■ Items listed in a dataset
▬▬▬▬▬▬▬▬▬▬

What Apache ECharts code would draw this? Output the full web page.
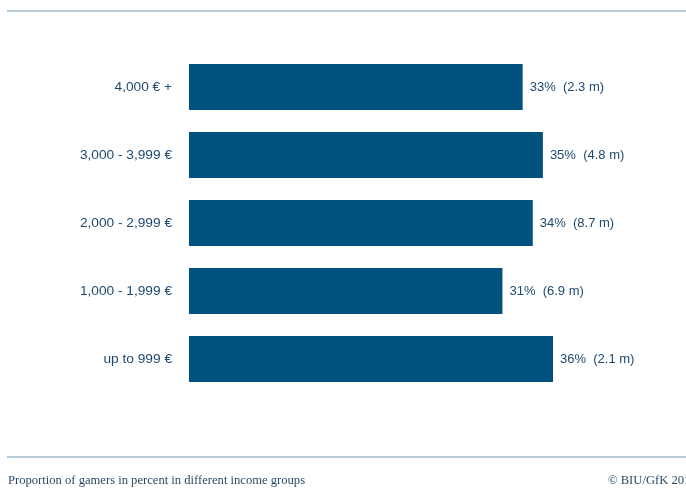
<!DOCTYPE html>
<html>
<head>
<meta charset="utf-8">
<script src="https://cdn.jsdelivr.net/npm/echarts@6/dist/echarts.min.js"></script>
<style>
  html, body { margin: 0; padding: 0; background: #ffffff; }
  #chart { width: 686px; height: 488px; }
</style>
</head>
<body>
<div id="chart"></div>
<script>
// Income groups, top to bottom as drawn
const incomeGroups = ['4,000 € +', '3,000 - 3,999 €', '2,000 - 2,999 €', '1,000 - 1,999 €', 'up to 999 €'];
// Share of gamers per group (percent)
const gamerShare = [33, 35, 34, 31, 36];
// Number of gamers per group (millions)
const gamerMillions = ['2.3', '4.8', '8.7', '6.9', '2.1'];

const footerText = 'Proportion of gamers in percent in different income groups';
const sourceText = '© BIU/GfK 2013';

const chart = echarts.init(document.getElementById('chart'), null, { renderer: 'canvas' });

chart.setOption({
  animation: false,
  backgroundColor: '#ffffff',
  grid: { left: 189, right: 133, top: 53, height: 340 },
  xAxis: {
    type: 'value', min: 0, max: 36,
    show: false
  },
  yAxis: {
    type: 'category',
    inverse: true,
    data: incomeGroups,
    axisLine: { show: false },
    axisTick: { show: false },
    axisLabel: {
      margin: 17,
      color: '#1e4a70',
      fontFamily: 'Liberation Sans, Arial, sans-serif',
      fontSize: 13.7
    }
  },
  series: [{
    type: 'bar',
    data: gamerShare,
    barWidth: 46,
    itemStyle: { color: '#02527f' },
    label: {
      show: true,
      position: 'right',
      distance: 7,
      color: '#1e4a70',
      fontFamily: 'Liberation Sans, Arial, sans-serif',
      fontSize: 13,
      formatter: p => p.value + '%  (' + gamerMillions[p.dataIndex] + ' m)'
    }
  }],
  graphic: [
    { type: 'line', shape: { x1: 7, y1: 11, x2: 686, y2: 11 }, style: { stroke: '#9db7c9', lineWidth: 1.5 } },
    { type: 'line', shape: { x1: 7, y1: 457, x2: 686, y2: 457 }, style: { stroke: '#9db7c9', lineWidth: 1.5 } },
    { type: 'text', left: 8, top: 474, style: { text: footerText, fill: '#2c4a68', font: '12.6px "Liberation Serif", "DejaVu Serif", serif' } },
    { type: 'text', x: 608, y: 474, style: { text: sourceText, fill: '#2c4a68', font: '12.6px "Liberation Serif", "DejaVu Serif", serif' } }
  ]
});
</script>
</body>
</html>
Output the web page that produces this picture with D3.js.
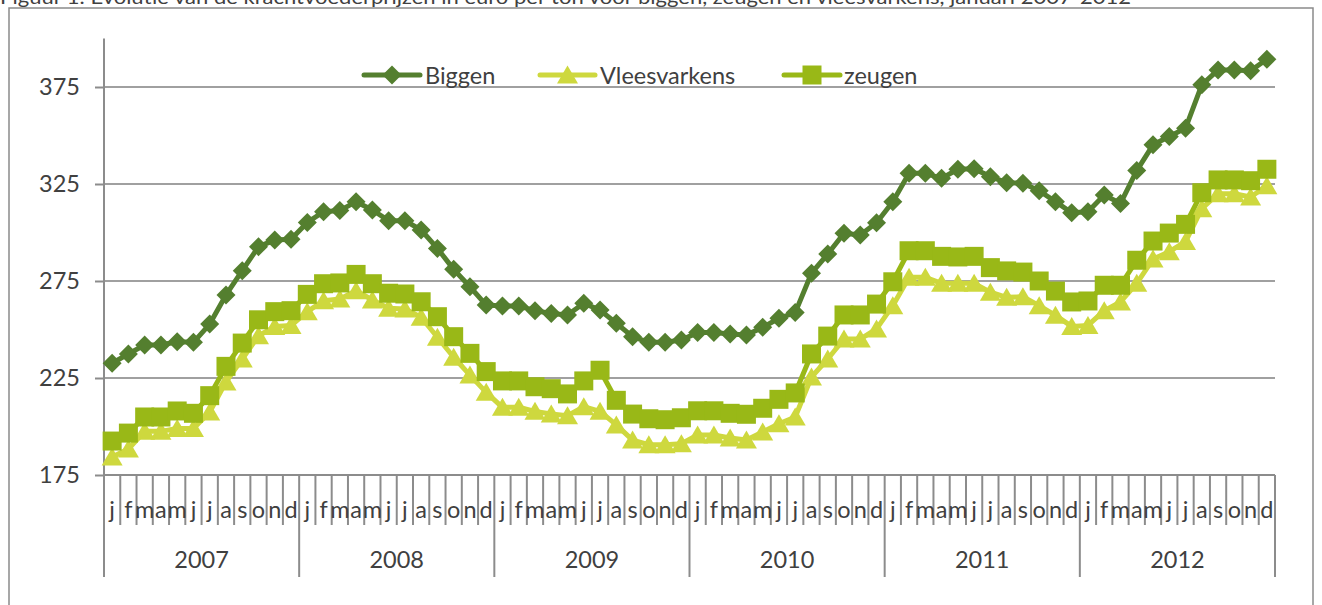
<!DOCTYPE html>
<html>
<head>
<meta charset="utf-8">
<script src="https://cdn.jsdelivr.net/npm/d3@7"></script>
<style>
  html, body { margin: 0; padding: 0; background: #fff; }
  svg { display: block; }
  text { font-family: Lato, "Open Sans", sans-serif; fill: #404040; }
</style>
</head>
<body>
<svg id="chart" width="1322" height="605"></svg>
<script>
const title = "Figuur 1. Evolutie van de krachtvoederprijzen in euro per ton voor biggen, zeugen en vleesvarkens, januari 2007-2012";
const years = ["2007", "2008", "2009", "2010", "2011", "2012"];
const monthLetters = ["j","f","m","a","m","j","j","a","s","o","n","d"];
const yTicks = [175, 225, 275, 325, 375];
const seriesNames = ["Biggen", "Vleesvarkens", "zeugen"];

const biggen = [
  232.6, 237.4, 242, 242, 243.7, 243.4, 252.8, 267.8, 280.3, 292.7, 296.1, 296.5,
  305.2, 310.7, 311.3, 315.9, 311.6, 306.1, 306.1, 301.3, 291.8, 281, 272, 262.6,
  262.1, 262.1, 259.7, 258.3, 257.5, 263.5, 260, 253.2, 246.3, 243.4, 243.4, 244.6,
  248.4, 248.4, 247.7, 247.2, 251.1, 255.8, 258.7, 279, 288.9, 299.6, 298.7, 305,
  315.9, 330.5, 330.5, 327.9, 332.6, 332.8, 328.8, 325.7, 325.4, 321.5, 315.9, 310.2,
  310.7, 319.3, 315, 331.9, 345.2, 349.5, 353.8, 376.1, 383.8, 383.8, 383.4, 389.3
];
const vleesvarkens = [
  184.3, 188.4, 197.5, 197.5, 199, 199, 207.5, 223, 234.8, 246.8, 251.5, 252,
  259.2, 264.8, 265.7, 270, 265.2, 261, 260.6, 256.3, 246, 235.7, 226.5, 217.6,
  209.9, 209.9, 207.8, 206.4, 205.6, 210.2, 207.8, 200.8, 193, 190.6, 190.6, 191.1,
  195.6, 195.6, 194.1, 193, 197.2, 201.4, 204.9, 225.5, 234.8, 245.1, 245.1, 250.3,
  262.3, 276.9, 276.9, 273.8, 273.8, 273.8, 269.2, 266.6, 266.9, 262.3, 257.3, 251.6,
  252.1, 259.7, 264.2, 273.8, 286.3, 290.1, 295.3, 312.3, 320, 320, 318.3, 324.1
];
const zeugen = [
  192.5, 196.6, 204.9, 204.9, 208, 206.8, 215.9, 231, 243, 255, 259.2, 259.7,
  268.1, 273.6, 274, 278.4, 273.6, 268.7, 268.3, 264.3, 256.6, 246.3, 237.7, 228.3,
  223.5, 223.5, 220.5, 219.5, 216.8, 223.5, 229, 213.5, 206.4, 204, 203.5, 204.5,
  208.1, 208.1, 206.8, 206.3, 209.4, 214, 217.3, 237.4, 246.6, 257.5, 257.5, 263.1,
  274.6, 290.6, 290.6, 287.7, 287.4, 287.7, 281.9, 280.2, 279.6, 275, 269.8, 264.2,
  264.7, 272.8, 272.8, 285.7, 295.6, 299.7, 304.2, 320.5, 327.1, 327.1, 326.7, 332.6
];

const cats = [];
years.forEach(yr => monthLetters.forEach((m, i) => cats.push(yr + "-" + i)));

const svg = d3.select("#chart");
const plotLeft = 104, plotRight = 1275, plotTop = 38.5, plotBottom = 475;
const fontSize = 23.5;

const x = d3.scaleBand().domain(cats).range([plotLeft, plotRight]).padding(0);
const y = d3.scaleLinear().domain([175, 400]).range([plotBottom, plotTop]);
const xYear = d3.scaleBand().domain(years).range([plotLeft, plotRight]).padding(0);

// Outer frame
svg.append("rect").attr("x", 9).attr("y", 8).attr("width", 1304).attr("height", 620)
  .attr("fill", "none").attr("stroke", "#8a8a8a").attr("stroke-width", 1.5);

// Title (partly above the top edge, as in the reference)
svg.append("text").attr("x", 0).attr("y", 3.5)
  .attr("font-size", 19).attr("textLength", 1131).attr("lengthAdjust", "spacingAndGlyphs")
  .text(title);

// Gridlines
svg.append("g").selectAll("line").data(yTicks.filter(v => v !== 175)).join("line")
  .attr("x1", plotLeft).attr("x2", plotRight)
  .attr("y1", d => y(d)).attr("y2", d => y(d))
  .attr("stroke", "#a0a0a0").attr("stroke-width", 2);

// Y axis
const yAxis = d3.axisLeft(y).tickValues(yTicks).tickSize(9).tickPadding(15).tickFormat(d3.format("d"));
const gy = svg.append("g").attr("transform", `translate(${plotLeft},0)`).call(yAxis);
gy.select(".domain").remove();
gy.selectAll(".tick line").attr("stroke", "#8c8c8c").attr("stroke-width", 2);
gy.selectAll(".tick text").attr("font-size", fontSize).attr("fill", "#404040")
  .style("font-family", "Lato, sans-serif");

svg.append("line").attr("x1", plotLeft).attr("x2", plotLeft).attr("y1", plotTop).attr("y2", 577)
  .attr("stroke", "#8c8c8c").attr("stroke-width", 2);

svg.append("line").attr("x1", plotLeft).attr("x2", plotRight).attr("y1", plotBottom).attr("y2", plotBottom)
  .attr("stroke", "#8c8c8c").attr("stroke-width", 2);

// Month tick lines
const gx = svg.append("g");
cats.forEach((c, i) => {
  const xb = x(c) + x.bandwidth();
  const isYearEnd = (i % 12 === 11);
  gx.append("line").attr("x1", xb).attr("x2", xb).attr("y1", plotBottom)
    .attr("y2", isYearEnd ? 577 : 525)
    .attr("stroke", "#8c8c8c").attr("stroke-width", 2);
});
gx.selectAll("text.month").data(cats).join("text").attr("class", "month")
  .attr("x", d => x(d) + x.bandwidth() / 2)
  .attr("y", 518)
  .attr("text-anchor", "middle")
  .attr("font-size", fontSize)
  .text(d => monthLetters[+d.split("-")[1]]);
gx.selectAll("text.year").data(years).join("text").attr("class", "year")
  .attr("x", d => xYear(d) + xYear.bandwidth() / 2)
  .attr("y", 568)
  .attr("text-anchor", "middle")
  .attr("font-size", fontSize)
  .text(d => d);

// Series
const series = [
  { name: seriesNames[0], values: biggen, color: "#547f2f", marker: "diamond" },
  { name: seriesNames[1], values: vleesvarkens, color: "#ced83e", marker: "triangle" },
  { name: seriesNames[2], values: zeugen, color: "#99b817", marker: "square" }
];

function markerPath(type) {
  if (type === "diamond") return "M0,-9.5L9.5,0L0,9.5L-9.5,0Z";
  if (type === "triangle") return "M0,-9.5L10.5,8.5L-10.5,8.5Z";
  return "M-9.5,-9.5H9.5V9.5H-9.5Z";
}

const line = d3.line().x((d, i) => x(cats[i]) + x.bandwidth() / 2).y(d => y(d));

series.forEach(s => {
  const g = svg.append("g");
  g.append("path").datum(s.values).attr("d", line)
    .attr("fill", "none").attr("stroke", s.color).attr("stroke-width", 5)
    .attr("stroke-linejoin", "round").attr("stroke-linecap", "round");
  g.selectAll("path.m").data(s.values).join("path").attr("class", "m")
    .attr("d", markerPath(s.marker))
    .attr("transform", (d, i) => `translate(${x(cats[i]) + x.bandwidth() / 2},${y(d)})`)
    .attr("fill", s.color);
});

// Legend
const legendItems = [
  { s: series[0], x0: 364, x1: 420, tx: 425 },
  { s: series[1], x0: 540, x1: 595, tx: 600 },
  { s: series[2], x0: 784, x1: 840, tx: 844 }
];
const lg = svg.append("g");
legendItems.forEach(it => {
  const ly = 75;
  lg.append("line").attr("x1", it.x0).attr("x2", it.x1).attr("y1", ly).attr("y2", ly)
    .attr("stroke", it.s.color).attr("stroke-width", 5).attr("stroke-linecap", "round");
  lg.append("path").attr("d", markerPath(it.s.marker))
    .attr("transform", `translate(${(it.x0 + it.x1) / 2},${ly})`).attr("fill", it.s.color);
  lg.append("text").attr("x", it.tx).attr("y", ly + 8.5).attr("font-size", fontSize).text(it.s.name);
});
</script>
</body>
</html>
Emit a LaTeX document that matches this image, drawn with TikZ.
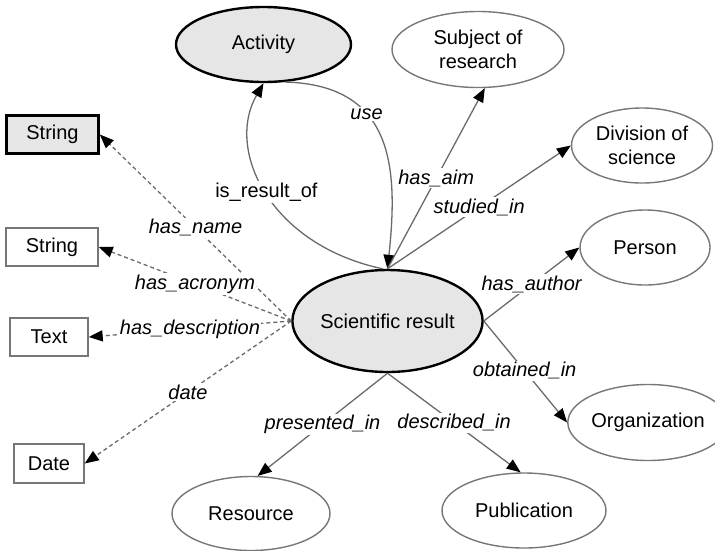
\documentclass[tikz,border=0pt]{standalone}
\usepackage{fontspec}
\setmainfont{Liberation Sans}
\usetikzlibrary{shapes.geometric,arrows.meta}
\definecolor{classfill}{HTML}{E6E6E6}
\definecolor{edgegray}{HTML}{6A6A6A}
\definecolor{rimgray}{HTML}{777777}

\begin{document}
\begin{tikzpicture}[x=1pt,y=-1pt,
  every node/.style={font=\fontsize{20}{24.5}\selectfont},
  mainclass/.style={ellipse,draw=black,line width=2.4pt,fill=classfill,inner sep=0pt},
  otherclass/.style={ellipse,draw=rimgray,line width=1.4pt,fill=white,inner sep=0pt,align=center},
  littype/.style={rectangle,draw=rimgray,line width=1.4pt,fill=white,inner sep=0pt},
  keytype/.style={rectangle,draw=black,line width=2.6pt,fill=classfill,inner sep=0pt},
  relation/.style={draw=edgegray,line width=1.3pt,-{Triangle[length=14pt,width=11pt,color=black]}},
  attribute/.style={relation,dash pattern=on 4pt off 3pt},
  rel/.style={fill=white,inner sep=1.5pt,font=\fontsize{20}{24.5}\selectfont\itshape},
  uprel/.style={fill=white,inner sep=1.5pt}]

\useasboundingbox (0,0) rectangle (715,550);

% central class and its neighbours
\node[mainclass,minimum width=185pt,minimum height=102pt] (sr) at (387.5,321) {Scientific result};
\node[mainclass,minimum width=175pt,minimum height=75pt] (act) at (263.5,44.5) {Activity};
\node[otherclass,minimum width=172pt,minimum height=76pt] (sub) at (478,49.5) {Subject of\\research};
\node[otherclass,minimum width=141pt,minimum height=75pt] (div) at (642,145.5) {Division of\\science};
\node[otherclass,minimum width=130pt,minimum height=75pt] (per) at (645,247.5) {Person};
\node[otherclass,minimum width=158pt,minimum height=76pt] (org) at (648,422.5) {Organization};
\node[otherclass,minimum width=164pt,minimum height=75pt] (pub) at (524,510.5) {Publication};
\node[otherclass,minimum width=158pt,minimum height=74pt] (res) at (251,513.5) {Resource};

% literal value types
\node[keytype,minimum width=92pt,minimum height=38pt] (str1) at (52.5,134.5) {String};
\node[littype,minimum width=92pt,minimum height=38pt] (str2) at (52,247) {String};
\node[littype,minimum width=78pt,minimum height=38pt] (txt) at (49,337) {Text};
\node[littype,minimum width=70pt,minimum height=39pt] (dat) at (49,463.5) {Date};

% object properties
\draw[relation] (sr.95) .. controls (270,245) and (225,150) .. (act.south)
  node[uprel,pos=0.5] {is\_result\_of};
\draw[relation] (act.-60) .. controls (395,85) and (398,170) .. (sr.north)
  node[rel,pos=0.36] {use};
\draw[relation] (sr.north) -- (sub.280) node[rel,pos=0.5] {has\_aim};
\draw[relation] (sr.north) -- (div.west) node[rel,pos=0.5] {studied\_in};
\draw[relation] (sr.east) -- (per.west) node[rel,pos=0.5] {has\_author};
\draw[relation] (sr.east) -- (org.west) node[rel,pos=0.49] {obtained\_in};
\draw[relation] (sr.south) -- (pub.95) node[rel,pos=0.5] {described\_in};
\draw[relation] (sr.south) -- (res.80) node[rel,pos=0.5] {presented\_in};

% datatype properties
\draw[attribute] (sr.west) -- (str1.east) node[rel,pos=0.5] {has\_name};
\draw[attribute] (sr.west) -- (str2.east) node[rel,pos=0.5] {has\_acronym};
\draw[attribute] (sr.west) -- (txt.east) node[rel,pos=0.5] {has\_description};
\draw[attribute] (sr.west) -- (dat.east) node[rel,pos=0.5] {date};

\end{tikzpicture}
\end{document}
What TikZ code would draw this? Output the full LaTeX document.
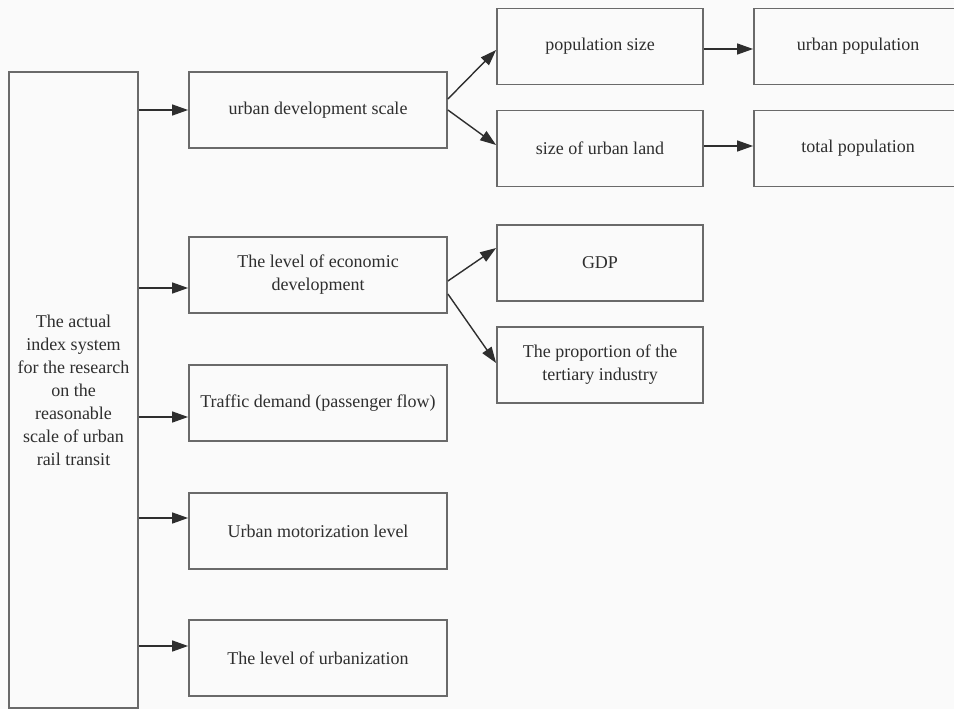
\documentclass[tikz,border=0pt]{standalone}
\usepackage{fontspec}
\setmainfont{Liberation Serif}
\usetikzlibrary{arrows.meta}
\definecolor{boxline}{HTML}{6A6A6A}
\definecolor{inkc}{HTML}{2E2E2E}
\definecolor{paper}{HTML}{FAFAFA}
\begin{document}
\begin{tikzpicture}[x=1pt,y=-1pt,
  box/.style={draw=boxline, line width=1.8pt, rectangle, inner sep=2pt,
    text=inkc, align=center, font=\fontsize{18}{23}\selectfont},
  colA/.style={box, minimum width=129pt, minimum height=636pt},
  colB/.style={box, minimum width=258pt, minimum height=76pt},
  colC/.style={box, minimum width=206pt, minimum height=76pt},
  colD/.style={box, minimum width=208pt, minimum height=76pt},
  arr/.style={draw=inkc, line width=1.4pt, -{Triangle[length=16pt,width=11pt]}}]
\useasboundingbox[fill=paper] (0,0) rectangle (954,709);

% root box
\node[colA] (root) at (73.5,390) {The actual\\index system\\for the research\\on the\\reasonable\\scale of urban\\rail transit};

% second level
\node[colB] (scale) at (318,110) {urban development scale};
\node[colB] (econ)  at (318,275) {The level of economic\\development};
\node[colB] (traf)  at (318,403) {Traffic demand (passenger flow)};
\node[colB] (motor) at (318,531) {Urban motorization level};
\node[colB] (urbz)  at (318,658) {The level of urbanization};

% third level
\node[colC] (pop)  at (600,46.5)  {population size};
\node[colC] (land) at (600,148.5) {size of urban land};
\node[colC] (gdp)  at (600,263)   {GDP};
\node[colC] (tert) at (600,365)   {The proportion of the\\tertiary industry};

% fourth level
\node[colD] (upop) at (858,46.5)  {urban population};
\node[colD] (tpop) at (858,148.5) {total population};

% arrow end points on the box sides
\coordinate (inScale) at (scale.west);
\coordinate (inEcon)  at ([yshift=-13pt]econ.west);
\coordinate (inTraf)  at ([yshift=-14pt]traf.west);
\coordinate (inMotor) at ([yshift=13pt]motor.west);
\coordinate (inUrbz)  at ([yshift=12pt]urbz.west);

\draw[arr] (root.east |- inScale) -- (inScale);
\draw[arr] (root.east |- inEcon)  -- (inEcon);
\draw[arr] (root.east |- inTraf)  -- (inTraf);
\draw[arr] (root.east |- inMotor) -- (inMotor);
\draw[arr] (root.east |- inUrbz)  -- (inUrbz);

\draw[arr] ([yshift=11pt]scale.east) -- ([yshift=-3.5pt]pop.west);
\draw[arr] (scale.east) -- ([yshift=3.5pt]land.west);
\draw[arr] ([yshift=-6pt]econ.east) -- ([yshift=15pt]gdp.west);
\draw[arr] ([yshift=-19pt]econ.east) -- ([yshift=2pt]tert.west);

\draw[arr] ([yshift=-2.5pt]pop.east) -- ([yshift=-2.5pt]upop.west);
\draw[arr] ([yshift=2.5pt]land.east) -- ([yshift=2.5pt]tpop.west);
\end{tikzpicture}
\end{document}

▬▬▬▬▬▬▬▬▬▬

■ GIVEN TASK
Locate the lines above that contain "with" and copy them.

■ SOLVED PROBLEM
Output the web page that produces this picture with D3.js.
Emit a LaTeX document that matches this image, drawn with TikZ.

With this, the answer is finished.